Other attractions at Shivpuri include the Madhav Vilas Palace. Situated on a natural elevation, the elongated rose-pink summer palace of the Scindias is built in truly royal proportions. A fine example of the colonial architecture, the `mahal', as it is locally called, is remarkable for its marble floor, grand columns, graceful terraces and the Ganapati Mandapa or sanctum. From the tall turrets, the vistas are amazing as one can see the spreading Shivpuri town and the wooded park with birds flying in large families.

George Castle, built by the Jiyaji Rao Scindia, is situated in the dense forests of the park at a high point. From here, the view of the placid lake is exceptional and the best time to visit the castle is at sundown, when the setting sun lights up the lake like a mirror highlighting the changing hues of the evening sky. During monsoon, the accompanying clouds at sunset create a colourful dramatic montage.

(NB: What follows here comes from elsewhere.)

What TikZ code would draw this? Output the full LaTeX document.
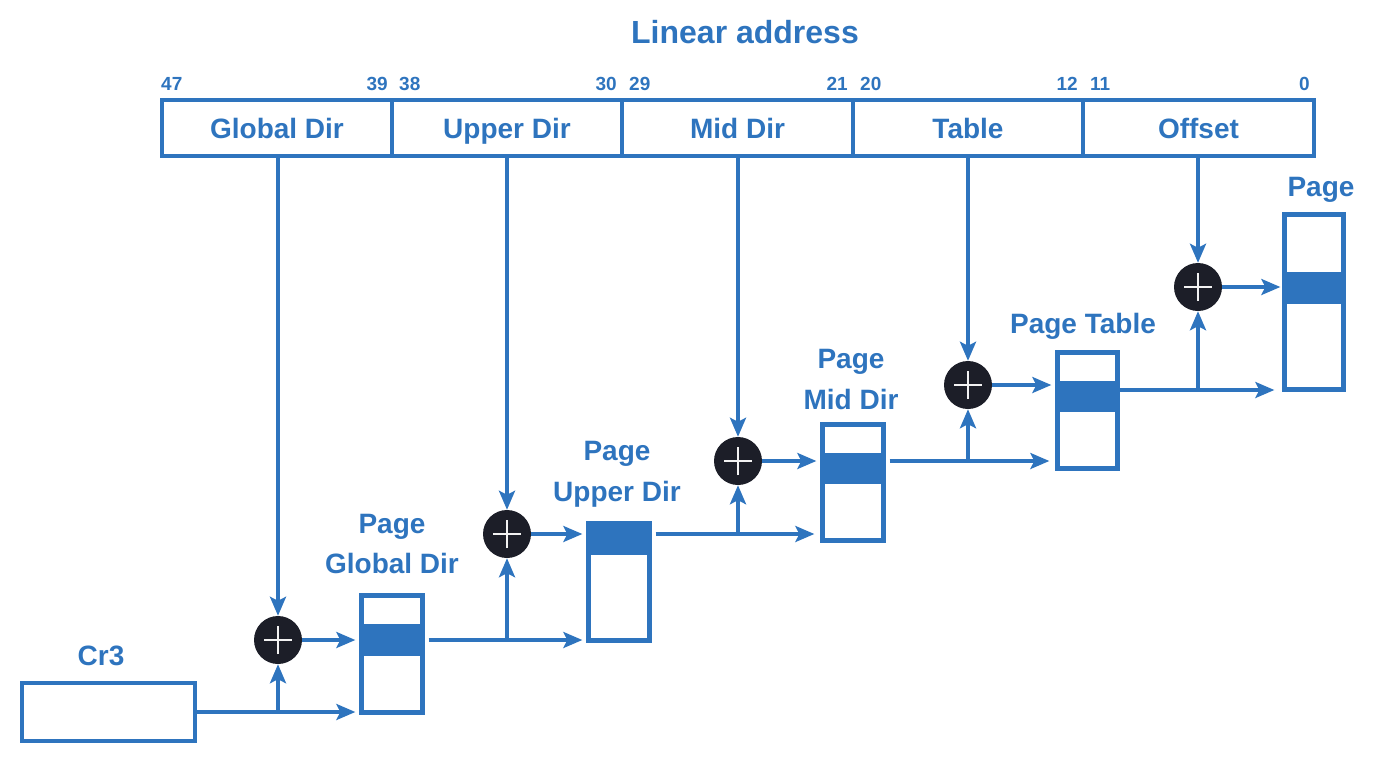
\documentclass[tikz,border=0pt]{standalone}
\usepackage{fontspec}
\setmainfont{Liberation Sans}
\usetikzlibrary{arrows.meta,calc}
\definecolor{ablue}{RGB}{46,116,190}
\definecolor{pdark}{RGB}{28,30,40}
\begin{document}
\begin{tikzpicture}[x=1pt,y=-1pt,
  conn/.style={draw=ablue, line width=3.5pt},
  arr/.style={conn, -{Stealth[length=19pt,width=16pt,inset=4pt]}},
  lbl/.style={text=ablue, font=\fontsize{28}{32}\selectfont\bfseries, inner sep=0pt},
  bitn/.style={text=ablue, font=\fontsize{19}{20}\selectfont\bfseries, inner sep=0pt},
  field/.style={draw=ablue, line width=3.3pt, minimum height=56pt, text=ablue,
    font=\fontsize{28}{32}\selectfont\bfseries, text height=20pt, text depth=0pt, inner sep=0pt},
  tbox/.style={draw=ablue, line width=3.3pt, fill=white, inner sep=0pt, minimum width=60pt},
  band/.style={fill=ablue, inner sep=0pt, minimum width=60pt},
  adder/.style={circle, fill=pdark, minimum size=48pt, inner sep=0pt,
    path picture={\draw[white!90!gray, line width=2.2pt]
      ([xshift=-14pt]path picture bounding box.center) -- ([xshift=14pt]path picture bounding box.center)
      ([yshift=-14pt]path picture bounding box.center) -- ([yshift=14pt]path picture bounding box.center);}}
]
\useasboundingbox (0,0) rectangle (1382,764);

% title
\node[text=ablue, font=\fontsize{32}{36}\selectfont\bfseries, anchor=base, inner sep=0pt] (title) at (745,43) {Linear address};

% linear address fields
\node[field, minimum width=230pt] (fg) at (277,128) {Global Dir};
\node[field, minimum width=230pt] (fu) at (507,128) {Upper Dir};
\node[field, minimum width=231pt] (fm) at (737.5,128) {Mid Dir};
\node[field, minimum width=230pt] (ft) at (968,128) {Table};
\node[field, minimum width=231pt] (fo) at (1198.5,128) {Offset};

% bit numbers
\node[bitn, anchor=base west] (b47) at (161,90) {47};
\node[bitn, anchor=base east] (b39) at (388,90) {39};
\node[bitn, anchor=base west] (b38) at (399,90) {38};
\node[bitn, anchor=base east] (b30) at (617,90) {30};
\node[bitn, anchor=base west] (b29) at (629,90) {29};
\node[bitn, anchor=base east] (b21) at (848,90) {21};
\node[bitn, anchor=base west] (b20) at (860,90) {20};
\node[bitn, anchor=base east] (b12) at (1078,90) {12};
\node[bitn, anchor=base west] (b11) at (1090,90) {11};
\node[bitn, anchor=base east] (b0) at (1310,90) {0};

% Cr3
\node[lbl, anchor=base] (cr3l) at (101,665) {Cr3};
\node[draw=ablue, line width=3.3pt, minimum width=173pt, minimum height=58pt, inner sep=0pt] (cr3) at (108.5,712) {};

% table boxes
\node[tbox, minimum height=116pt] (pgd) at (392,654) {};
\node[band, minimum height=32pt] (pgdb) at (392,640) {};
\node[tbox, minimum height=116pt] (pud) at (619,582) {};
\node[band, minimum height=31pt] (pudb) at (619,539.5) {};
\node[tbox, minimum height=115pt] (pmd) at (853,482.5) {};
\node[band, minimum height=31pt] (pmdb) at (853,468.5) {};
\node[tbox, minimum height=115pt, minimum width=59pt] (pt) at (1087.5,410.5) {};
\node[band, minimum height=31pt, minimum width=59pt] (ptb) at (1087.5,396.5) {};
\node[tbox, minimum height=174pt, minimum width=58pt] (pg) at (1314,302) {};
\node[band, minimum height=32pt, minimum width=58pt] (pgb) at (1314,288) {};
% redraw outlines over bands
\foreach \b in {pgd,pud,pmd,pt,pg}{\draw[ablue, line width=3.3pt] (\b.south west) rectangle (\b.north east);}

% box labels
\node[lbl, anchor=base] (l1a) at (392,533) {Page};
\node[lbl, anchor=base] (l1b) at (392,573) {Global Dir};
\node[lbl, anchor=base] (l2a) at (617,460) {Page};
\node[lbl, anchor=base] (l2b) at (617,501) {Upper Dir};
\node[lbl, anchor=base] (l3a) at (851,368) {Page};
\node[lbl, anchor=base] (l3b) at (851,409) {Mid Dir};
\node[lbl, anchor=base] (l4) at (1083,333) {Page Table};
\node[lbl, anchor=base] (l5) at (1321,196) {Page};

% adders
\node[adder] (p1) at (278,640) {};
\node[adder] (p2) at (507,534) {};
\node[adder] (p3) at (738,461) {};
\node[adder] (p4) at (968,385) {};
\node[adder] (p5) at (1198,287) {};

% from fields to adders
\draw[arr] (fg.south -| p1) -- (p1.north);
\draw[arr] (fu.south -| p2) -- (p2.north);
\draw[arr] (fm.south -| p3) -- (p3.north);
\draw[arr] (ft.south -| p4) -- (p4.north);
\draw[arr] (fo.south -| p5) -- (p5.north);

% adders to boxes
\draw[arr, shorten >=5pt] (p1.east) -- (pgd.west |- p1);
\draw[arr, shorten >=5pt] (p2.east) -- (pud.west |- p2);
\draw[arr, shorten >=5pt] (p3.east) -- (pmd.west |- p3);
\draw[arr, shorten >=5pt] (p4.east) -- (pt.west |- p4);
\draw[arr, shorten >=3pt] (p5.east) -- (pg.west |- p5);

% base lines
\coordinate (j1) at (p1 |- cr3.east);
\draw[arr, shorten >=5pt] (cr3.east) -- (pgd.west |- cr3.east);
\draw[arr] (j1) -- (p1.south);

\coordinate (j2) at (p2 |- p1);
\draw[arr, shorten >=5pt] ([xshift=5pt]pgd.east |- p1) -- (pud.west |- p1);
\draw[arr] (j2) -- (p2.south);

\coordinate (j3) at (p3 |- p2);
\draw[arr, shorten >=7pt] ([xshift=5pt]pud.east |- p2) -- (pmd.west |- p2);
\draw[arr] (j3) -- (p3.south);

\coordinate (j4) at (p4 |- p3);
\draw[arr, shorten >=7pt] ([xshift=5pt]pmd.east |- p3) -- (pt.west |- p3);
\draw[arr] (j4) -- (p4.south);

\coordinate (j5) at ($(p5 |- p4)+(0,5)$);
\coordinate (k5) at ($(pt.east |- p4)+(0,5)$);
\coordinate (m5) at ($(pg.west |- p4)+(0,5)$);
\draw[arr, shorten >=9pt] (k5) -- (m5);
\draw[arr] (j5) -- (p5.south);
\end{tikzpicture}
\end{document}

Sakhya Sagar Boat Club, located on the edge of the sanctuary of the Madhav National Park, is a prime habitat for the cold-blooded reptiles, the crocodiles. So make sure you do go for a swim with a metal coat! (Pack one if you can). The shore of the lake has a broad pier connecting the Boat Club, which was probably built by the British. With its airy sit-out balcony and delicate structure made of glass panels, the Boat Club's location has been strategically selected for deriving maximum pleasure of the place.

Short trips can be made from Shivpuri to Surwaya, about 21 km away, for views of the interesting remains of a fort, three Hindu temples, a monastery and step-well. Narwar is 41 km northeast of Shivpuri and a remarkable fortress atop a hillock. Karera Bird Sanctuary, 45 km away on the Shivpuri-Jhansi road, is meant for the protection of the highly-endangered great Indian bustard. Chances of seeing the big birds are very bleak, as I did not come across even a single. Try your luck; you may see the largest and extraordinary Ostrich-like Indian bird.

Pictures by the author

Fact file

Getting there

By air: The nearest airport to Shivpuri is 112 km away at Gwalior and well connected with Delhi, Bhopal, Indore and Mumbai.

By rail: The nearest railhead is 100 km at Jhansi and Gwalior is 112 km away.

By road: Shivpuri is connected by regular bus services with Gwalior, Indore, Bhopal, Jhansi, Ujjain and Sawai Madhopur.

Accommodation: The Madhya Pradesh Tourism runs Chinkara Motel and Tourist Village. A few private hotels are also available in Shivpuri town.

Tips: Along with the regular camera, throw in a binocular or a spot scope and plenty of film-rolls as there is a dearth of quality film-roll.

For transparency users, carrying fresh rolls is a must. While the days seem deceptively pleasant and comfortable, nights can be pretty cold during winter. Book your rooms in advance as there are few available.

Public transport is not reliable, so the best way to get around is to have your own vehicle as it saves time and no hassles.